詳しくはケンブリッジ大学のホームページをご覧ください。

ミドリムシのナノファイバーを愛媛の紙加工会社が生産(2020.6.4)

愛媛県四国中央市の紙加工業、スバルが、ミドリムシのナノファイバー生産に乗り出したとのことです。ミドリムシは微細藻類の一種でユーグレナとも呼ばれます。産経新聞電子版(6月3日付)に掲載されました。

一時、バイオ燃料を生産する目的で研究が行われていましたが、現在では主に健康食品として流通しています。ミドリムシにはパラミロンという多糖類が含まれています。

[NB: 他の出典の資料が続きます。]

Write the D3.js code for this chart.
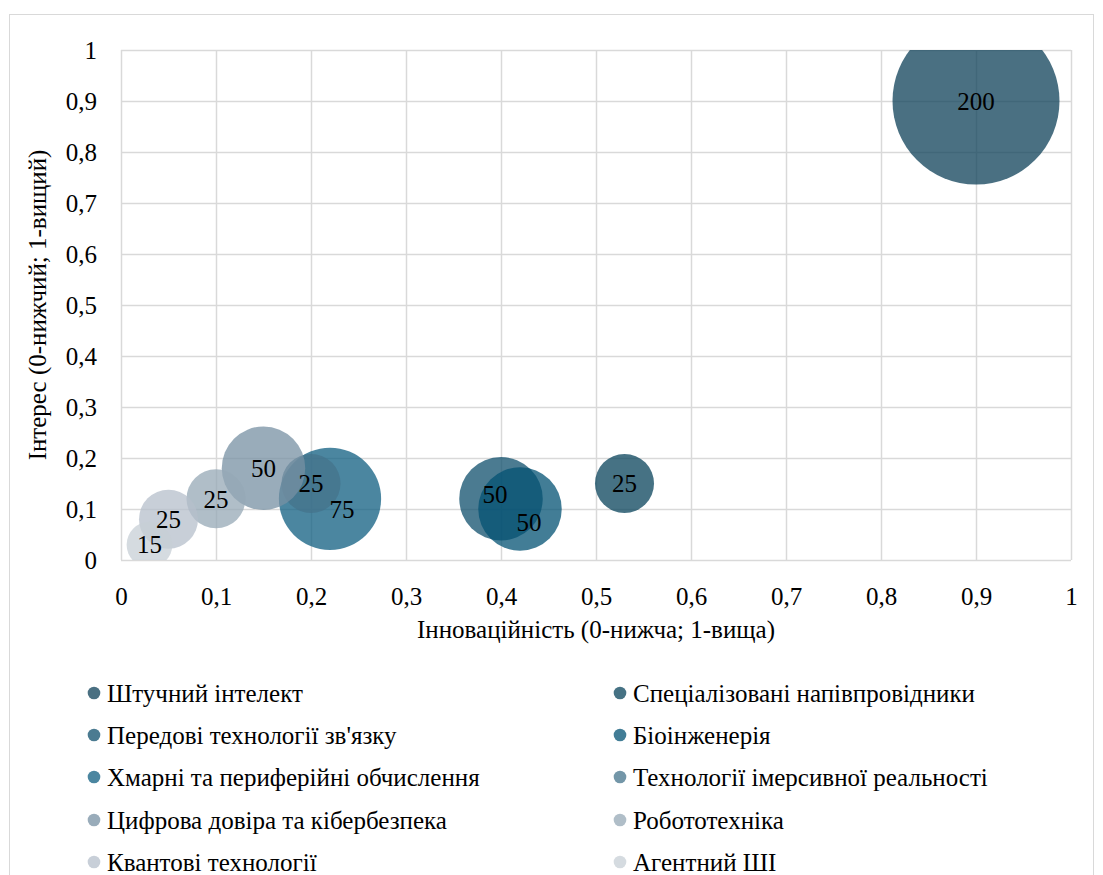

セルロースはグルコースがβ1,4結合でつながった水に溶けない多糖類ですが、パラミロンはグルコースがβ1,3結合でつながった多糖類で、やはり水には溶けません。またパラミロンはユーグレナ属にのみ存在するといわれています。このパラミロンを含んだ健康食品が、すでに複数のメーカーから発売されていますが、スバルは宮崎大学が発見した株を使って、グルコースを原料にして培養し、パラミロンナノファイバーを大量生産するということです。